Redundancy: Everything Has a Backup
The word that defines modern aviation safety is redundancy. Every critical system — hydraulics, electrics, engines, navigation, communications — has at least one backup, and usually two or three. The Boeing 777 has three independent hydraulic systems, three independent flight computers, and two engines, either of which can sustain level flight. The Airbus A380 has four engines.
If one engine fails, the aircraft continues flying normally. If two of three hydraulic systems fail, the third maintains control. Modern aircraft are designed to remain flyable after the failure of any single system — and in many cases, after simultaneous failure of multiple systems.
The ETOPS revolution
ETOPS (Extended-range Twin-engine Operational Performance Standards) is the certification that allows twin-engine aircraft to fly routes over oceans and remote areas — routes that previously required four-engine aircraft for safety. Modern twin-engine jets like the Boeing 777, 787, and Airbus A330 are certified for ETOPS-180 or even ETOPS-330 — meaning they can fly up to 180 or 330 minutes from the nearest diversion airport on one engine. This certification requires an extremely low engine reliability threshold. In practice, ETOPS routes are flown millions of times a year with near-perfect reliability.
Advanced Materials: Lighter, Stronger, Safer
The Boeing 787 Dreamliner and Airbus A350 are built primarily from carbon fiber reinforced polymer (CFRP) — a composite material that is both lighter than aluminum and stronger per unit weight. The lighter structure means less fuel consumption, but also means the aircraft can be designed with thicker, more pressurized fuselages — directly improving passenger comfort and cabin air quality.

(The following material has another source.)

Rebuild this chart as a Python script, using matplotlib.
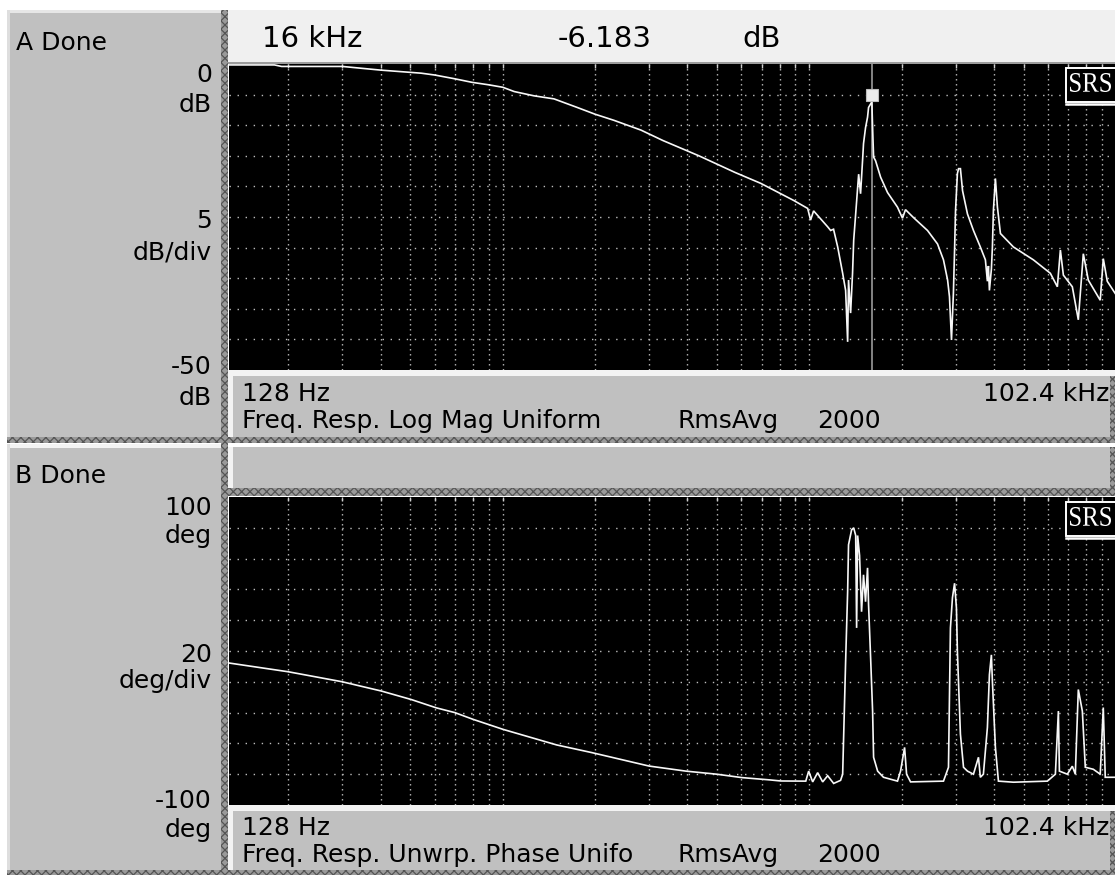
import matplotlib
matplotlib.use("Agg")
import matplotlib.pyplot as plt
from matplotlib.patches import Rectangle, Polygon, PathPatch
from matplotlib.transforms import ScaledTranslation, Affine2D
from matplotlib.textpath import TextPath
from matplotlib.font_manager import FontProperties

plt.rcParams["font.family"] = ["DejaVu Sans"]
plt.rcParams["hatch.linewidth"] = 0.9

# ---------------- measurement data ----------------
# Trace A: frequency response, log magnitude (dB)
mag_freq_hz = [128, 180, 190, 300, 400, 542, 600, 695, 795, 900, 1000, 1090, 1265,
               1470, 1750, 2000, 2305, 2825, 3330, 4365, 5715, 6945, 8900, 9880,
               10100, 10330, 11480, 11740, 12000, 12380, 12850, 13140, 13340, 13430,
               13640, 13840, 13960, 14170, 14380, 14490, 14700, 14920, 15030, 15260,
               15490, 15610, 16000, 16090, 16210, 16450, 17090, 18000, 19400, 20140,
               20600, 21880, 24300, 26200, 27400, 28260, 28660, 29100, 29520, 29780,
               30000, 30420, 30690, 31120, 31620, 32810, 34320, 36140, 37540, 38110,
               38400, 38690, 39270, 39570, 39870, 40470, 41090, 42030, 46340, 53830,
               61150, 64450, 65930, 67430, 72120, 75440, 78330, 81290, 88930, 91000,
               93760, 99560, 102400]
mag_db = [-0.15, -0.15, -0.4, -0.4, -1.0, -1.5, -1.8, -2.4, -3.0, -3.4, -3.8, -4.5, -5.2,
          -5.7, -7.1, -8.2, -9.2, -10.8, -12.5, -15.0, -17.7, -19.5, -22.3, -23.6,
          -25.5, -24.0, -26.6, -27.2, -27.0, -29.9, -34.2, -37.0, -45.4, -35.3,
          -40.7, -34.2, -28.8, -24.5, -20.2, -18.0, -21.2, -15.8, -13.0, -10.4,
          -8.7, -7.1, -6.183, -10.4, -15.2, -15.8, -18.5, -21.0, -23.4, -25.2,
          -23.8, -25.1, -27.2, -29.4, -32.0, -35.3, -38.0, -45.1, -37.5, -30.4,
          -23.9, -17.9, -17.1, -17.1, -20.7, -24.5, -27.2, -29.9, -32.0, -35.5,
          -33.0, -37.0, -33.5, -29.9, -23.9, -18.7, -23.4, -27.7, -29.9, -32.0,
          -34.2, -36.4, -30.4, -34.5, -36.4, -41.8, -31.0, -35.3, -38.6, -31.8,
          -35.5, -37.5, -38.5]

# Trace B: frequency response, unwrapped phase (deg)
ph_freq_hz = [128, 200, 300, 402, 503, 607, 698, 801, 1003, 1500, 1955, 3000, 3958,
              4990, 6025, 7430, 8070, 9740, 9955, 10260, 10650, 11060, 11480, 12010,
              12650, 12850, 13140, 13340, 13430, 13740, 13960, 14170, 14270, 14380,
              14590, 14810, 15030, 15260, 15490, 15610, 15850, 16090, 16210, 16710,
              17460, 19400, 19850, 20460, 20770, 21400, 27400, 28450, 28870, 29310,
              29780, 30200, 30420, 31120, 31850, 32810, 34320, 35640, 36140, 36980,
              38110, 38690, 39270, 39570, 40470, 41400, 46340, 59800, 63500, 64950,
              65440, 69460, 72120, 73760, 75440, 77750, 79500, 84430, 88930, 91000,
              92350, 99560, 102400]
ph_deg = [-7.8, -13.5, -20, -26, -31.5, -36.9, -40, -44.4, -50.9, -61, -66, -74.7, -78,
          -80, -82.2, -83.7, -84.4, -84.5, -78, -85, -79, -85, -81, -86,
          -84, -80, -6.6, 38.7, 69, 78.6, 80, 75, 15, 75,
          62, 25.5, 49.5, 32, 54, 30, -4, -39, -69, -78,
          -82, -84.5, -78, -62.6, -80, -85, -84.5, -75.5, 15, 34.6,
          44, 28, -0.4, -54, -75.5, -78, -80, -69, -82, -80,
          -49.6, -15.4, -2.5, -19.8, -62.6, -84.5, -85.2, -84.5, -80, -39,
          -78, -80, -74.8, -80, -25, -39, -75.5, -76.8, -80, -36.7,
          -82, -82, -82]

f_start, f_stop = 128, 102400
mag_range = (-50, 0)
ph_range = (-100, 100)
cursor_freq = 16000
cursor_db = -6.183

grid_freqs = [m * 10 ** k for k in (2, 3, 4) for m in range(2, 11)]
mag_grid = [-5 * i for i in range(1, 10)]
ph_grid = [80 - 20 * i for i in range(9)]

# ---------------- figure & panel chrome ----------------
W, H = 1115, 875
fig = plt.figure(figsize=(W / 100, H / 100), dpi=100)
fig.patch.set_facecolor("white")

bg = fig.add_axes([0, 0, 1, 1], zorder=0)
bg.set_xlim(0, W)
bg.set_ylim(H, 0)
bg.axis("off")

PANEL = "#c0c0c0"
LIGHT = "#f3f3f3"


def rect(ax, x0, y0, x1, y1, color, hatch=None):
    if hatch:
        ax.add_patch(Rectangle((x0, y0), x1 - x0, y1 - y0, facecolor="#9a9a9a",
                               edgecolor="#555555", hatch=hatch, linewidth=0))
    else:
        ax.add_patch(Rectangle((x0, y0), x1 - x0, y1 - y0, facecolor=color,
                               edgecolor="none", linewidth=0))


# left side panels
rect(bg, 7, 10, 221, 437, PANEL)
rect(bg, 7, 10, 221, 13, "#e6e6e6")
rect(bg, 7, 10, 10, 437, "#dedede")
rect(bg, 7, 445, 221, 870, PANEL)
rect(bg, 7, 444, 221, 448, LIGHT)
rect(bg, 7, 444, 10, 870, "#dedede")

# header A (light bar)
rect(bg, 228, 10, W, 62, "#f0f0f0")
rect(bg, 228, 62, W, 64, "#9c9c9c")

# footer A
rect(bg, 228, 370, W, 437, PANEL)
rect(bg, 228, 370, W, 376, LIGHT)
rect(bg, 228, 370, 233, 437, LIGHT)

# header B
rect(bg, 228, 447, W, 488, PANEL)
rect(bg, 228, 447, 233, 488, LIGHT)

# footer B
rect(bg, 228, 805, W, 870, PANEL)
rect(bg, 228, 805, W, 811, LIGHT)
rect(bg, 228, 805, 233, 870, LIGHT)

# dark separator strips
rect(bg, 221, 10, 228, 871, None, hatch="xxxx")
rect(bg, 7, 437, W, 443, None, hatch="xxxx")
rect(bg, 228, 488, W, 496, None, hatch="xxxx")
rect(bg, 7, 870, W, 875, None, hatch="xxxx")
rect(bg, 1110, 376, W, 437, None, hatch="xxxx")
rect(bg, 1110, 447, W, 488, None, hatch="xxxx")
rect(bg, 1110, 811, W, 870, None, hatch="xxxx")

# ---------------- text ----------------
LBL = 18


def txt(x, y, s, ha="left", size=LBL):
    bg.text(x, y, s, ha=ha, va="baseline", fontsize=size, color="black")


txt(16, 50, "A Done")
txt(15, 483, "B Done")

for s, y in [("0", 82), ("dB", 112), ("5", 228), ("dB/div", 259), ("-50", 374), ("dB", 405)]:
    txt(212, y, s, ha="right")
for s, y in [("100", 515), ("deg", 543), ("20", 662), ("deg/div", 688), ("-100", 808), ("deg", 837)]:
    txt(212, y, s, ha="right")

txt(262, 47, "16 kHz", size=21)
txt(558, 47, "-6.183", size=21)
txt(742, 47, "dB", size=21)

txt(242, 401, "128 Hz")
txt(1109, 401, "102.4 kHz", ha="right")
txt(242, 428, "Freq. Resp. Log Mag Uniform")
txt(678, 428, "RmsAvg")
txt(817, 428, "2000")

txt(242, 835, "128 Hz")
txt(1109, 835, "102.4 kHz", ha="right")
txt(242, 862, "Freq. Resp. Unwrp. Phase Unifo")
txt(678, 862, "RmsAvg")
txt(817, 862, "2000")

# ---------------- trace axes ----------------
def trace_axes(top_px, bottom_px, yr, hgrid):
    left, right = 229, 1119
    ax = fig.add_axes([left / W, (H - bottom_px) / H, (right - left) / W,
                       (bottom_px - top_px) / H], zorder=2)
    ax.set_facecolor("black")
    ax.set_xscale("log")
    ax.set_xlim(f_start, f_stop)
    ax.set_ylim(*yr)
    ax.set_xticks([])
    ax.set_yticks([])
    ax.minorticks_off()
    for sp in ax.spines.values():
        sp.set_visible(False)
    for f in grid_freqs:
        ax.axvline(f, color="#bdbdbd", lw=1.0, dashes=(1.0, 2.6), zorder=1)
    for v in hgrid:
        ax.axhline(v, color="#bdbdbd", lw=1.0, dashes=(1.0, 4.8), zorder=1)
    ax.vlines(grid_freqs, 0.988, 1.0, transform=ax.get_xaxis_transform(),
              color="#d0d0d0", lw=1.0, zorder=1)
    return ax


ax_a = trace_axes(64, 370, mag_range, mag_grid)
ax_b = trace_axes(497, 805, ph_range, ph_grid)

ax_a.plot(mag_freq_hz, mag_db, color="#f8f8f8", lw=1.2, zorder=3, solid_joinstyle="miter")
ax_b.plot(ph_freq_hz, ph_deg, color="#f8f8f8", lw=1.2, zorder=3, solid_joinstyle="miter")

# marker cursor on trace A
ax_a.axvline(cursor_freq, color="#a8a8a8", lw=1.1, zorder=2)
lift = ax_a.transData + ScaledTranslation(0, 7 / 100, fig.dpi_scale_trans)
ax_a.plot([cursor_freq], [cursor_db], marker="s", ms=8, mfc="#ececec", mec="#bdbdbd",
          mew=0.8, transform=lift, zorder=4, clip_on=False)

# ---------------- SRS badge ----------------
top = fig.add_axes([0, 0, 1, 1], zorder=5)
top.set_xlim(0, W)
top.set_ylim(H, 0)
top.axis("off")
top.patch.set_alpha(0)

badge_text = TextPath((0, 0), "SRS", size=1,
                      prop=FontProperties(family=["Liberation Serif", "DejaVu Serif"]))
ext = badge_text.get_extents()

for y0 in (68, 502):
    top.add_patch(Polygon([(1066, y0), (1122, y0), (1122, y0 + 28), (1116, y0 + 34),
                           (1066, y0 + 34)], closed=True, facecolor="black",
                          edgecolor="white", lw=1.4))
    top.plot([1066, 1114], [y0 + 35.5, y0 + 35.5], color="white", lw=1.8)
    glyphs = (Affine2D().translate(-ext.x0, -ext.y0)
              .scale(41 / ext.width, -19 / ext.height)
              .translate(1070, y0 + 24))
    top.add_patch(PathPatch(glyphs.transform_path(badge_text), facecolor="white",
                            edgecolor="none"))

fig.savefig("out.png", dpi=100, facecolor=fig.get_facecolor())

Carbon fiber composites do not corrode the way aluminum does, extending the structural life of the aircraft and reducing maintenance requirements. Modern inspection techniques, including ultrasonic and thermographic scanning, can detect subsurface defects that would be invisible to the naked eye.

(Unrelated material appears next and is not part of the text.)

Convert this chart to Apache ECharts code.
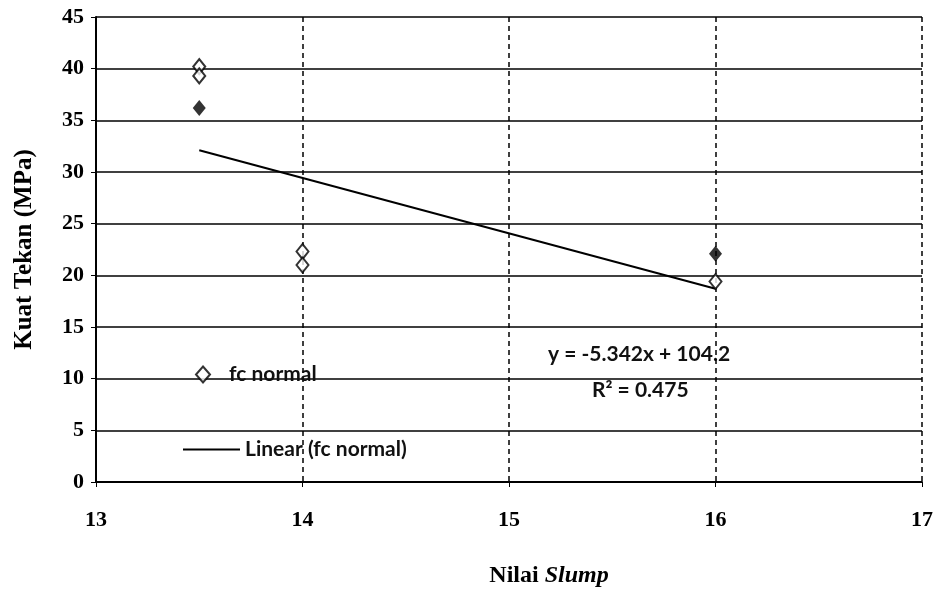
<!DOCTYPE html>
<html>
<head>
<meta charset="utf-8">
<style>
  html, body { margin: 0; padding: 0; background: #fff; }
  #chart { width: 937px; height: 590px; }
</style>
<script src="https://cdn.jsdelivr.net/npm/echarts@6/dist/echarts.min.js"></script>
</head>
<body>
<div id="chart"></div>
<script>
  // data
  const xTicks = [13, 14, 15, 16, 17]
  const yTicks = [0, 5, 10, 15, 20, 25, 30, 35, 40, 45]
  const slumpOpen = [13.5, 13.5, 14, 14, 16]
  const kuatOpen = [40.2, 39.3, 22.3, 21.0, 19.4]
  const slumpSolid = [13.5, 16]
  const kuatSolid = [36.2, 22.1]
  const trendX = [13.5, 16]
  const trendY = [32.1, 18.7]
  const eqText = 'y = -5.342x + 104.2'
  const r2Text = 'R² = 0.475'

  const zip = (a, b) => a.map((v, i) => [v, b[i]])
  const serif = '"Liberation Serif", "DejaVu Serif", serif'
  const sans = 'Lato, "Open Sans", sans-serif'
  const legendText = { fontFamily: sans, fontSize: 21, fontWeight: 'bold', color: '#111' }

  const chart = echarts.init(document.getElementById('chart'))
  chart.setOption({
    backgroundColor: '#fff',
    animation: false,
    grid: { left: 96, right: 15, top: 17, bottom: 108, outerBoundsMode: 'none' },
    legend: [{
      data: ['fc normal'],
      left: 190,
      top: 359,
      itemWidth: 14,
      itemHeight: 16,
      itemGap: 10,
      textStyle: Object.assign({ padding: [0, 0, 0, 14] }, legendText)
    }, {
      data: [{ name: 'Linear (fc normal)', icon: 'rect' }],
      left: 178,
      top: 434,
      itemWidth: 57,
      itemHeight: 2,
      itemGap: 2,
      textStyle: legendText
    }],
    xAxis: {
      type: 'value',
      min: xTicks[0],
      max: xTicks[xTicks.length - 1],
      interval: 1,
      name: '{a|Nilai }{b|Slump}',
      nameLocation: 'middle',
      nameGap: 82,
      nameTextStyle: {
        padding: [0, 0, 0, 80],
        rich: {
          a: { fontFamily: serif, fontWeight: 'bold', fontSize: 24, color: '#000' },
          b: { fontFamily: serif, fontWeight: 'bold', fontStyle: 'italic', fontSize: 24, color: '#000' }
        }
      },
      axisLine: { show: true, lineStyle: { color: '#000', width: 2 } },
      axisTick: { show: true, length: 5, lineStyle: { color: '#000' } },
      axisLabel: { fontFamily: serif, fontWeight: 'bold', fontSize: 22, color: '#000', margin: 27 },
      splitLine: { show: true, lineStyle: { color: '#000', type: [5, 4], width: 1.5 } }
    },
    yAxis: {
      type: 'value',
      min: yTicks[0],
      max: yTicks[yTicks.length - 1],
      interval: 5,
      name: 'Kuat Tekan (MPa)',
      nameLocation: 'middle',
      nameGap: 59,
      nameTextStyle: { fontFamily: serif, fontWeight: 'bold', fontSize: 25, color: '#000' },
      axisLine: { show: true, lineStyle: { color: '#000', width: 2 } },
      axisTick: { show: true, length: 5, lineStyle: { color: '#000' } },
      axisLabel: { fontFamily: serif, fontWeight: 'bold', fontSize: 22, color: '#000', margin: 12 },
      splitLine: { show: true, lineStyle: { color: '#000', width: 1.5 } }
    },
    graphic: [{
      type: 'text',
      left: 548,
      top: 344,
      style: { text: eqText, fontFamily: sans, fontSize: 21, fontWeight: 'bold', fill: '#111' }
    }, {
      type: 'text',
      left: 592,
      top: 380,
      style: { text: r2Text, fontFamily: sans, fontSize: 21, fontWeight: 'bold', fill: '#111' }
    }],
    series: [{
      name: 'Linear (fc normal)',
      type: 'line',
      data: zip(trendX, trendY),
      symbol: 'none',
      lineStyle: { color: '#000', width: 2 },
      itemStyle: { color: '#000' },
      z: 3
    }, {
      name: 'fc normal',
      type: 'scatter',
      data: zip(slumpOpen, kuatOpen),
      symbol: 'diamond',
      symbolSize: [12, 15],
      itemStyle: { color: '#fff', borderColor: '#000', borderWidth: 2 },
      z: 4
    }, {
      name: 'fc normal solid',
      type: 'scatter',
      data: zip(slumpSolid, kuatSolid),
      symbol: 'diamond',
      symbolSize: [13, 16],
      itemStyle: { color: '#000' },
      z: 4
    }]
  })
</script>
</body>
</html>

Real-Time Monitoring and Predictive Maintenance
Modern airliners generate thousands of data points per second during flight — engine temperatures, pressure readings, vibration levels, system status indicators — transmitted in real time via satellite to maintenance centers on the ground. Abnormalities can be detected before they develop into problems, allowing components to be replaced or serviced during the next ground stop before any operational impact.
This approach, called predictive maintenance, has transformed reliability. Many components that would previously have been replaced on a fixed schedule are now monitored continuously and replaced only when actual wear indicators suggest it is needed — or preemptively, before they reach that point.
Navigation: GPS, GNSS, and Precision Approaches
Modern commercial aircraft use multiple redundant navigation systems — GPS, inertial navigation systems, VOR/DME radio navigation — cross-checking each other continuously. Precision instrument approach systems allow aircraft to land in near-zero visibility conditions. Automated landing systems (autoland) on appropriately equipped aircraft and runways allow fully automated touchdowns in conditions that would have grounded flights in earlier eras.
Sources and Further Reading
Boeing's 787 Dreamliner technical pages cover the advanced materials and systems in the aircraft: Boeing: 787 Dreamliner — Advanced Technology.
Airbus publishes accessible overviews of its innovation approach and safety-driven engineering: Airbus: Innovation in Aviation Safety Systems.
Wired has published in-depth features on the engineering principles that make modern aircraft so safe: Wired: How Modern Aircraft Are Engineered for Safety.
FAQ
What is the most reliable commercial aircraft in service?
Reliability is measured differently depending on the metric. The Boeing 777 and Airbus A350 are among the most operationally reliable aircraft in current service, with dispatch reliability rates above 99%. All certified commercial aircraft must meet minimum reliability standards set by aviation authorities.
Are older planes less safe?
Age alone is not a safety determinant. All commercial aircraft must meet airworthiness standards regardless of age, maintained through rigorous inspection programs. An older aircraft in compliance with all airworthiness directives is as safe as a newer one. Airlines do retire older aircraft partly for economic reasons (fuel efficiency), but safety drives the major maintenance decisions.
Can a plane fly with one engine?
Yes. Every commercial twin-engine aircraft is certified and trained for single-engine flight from the first moment of operation. Pilots train regularly for engine failures during takeoff and in cruise. Single-engine operations are demanding but entirely manageable.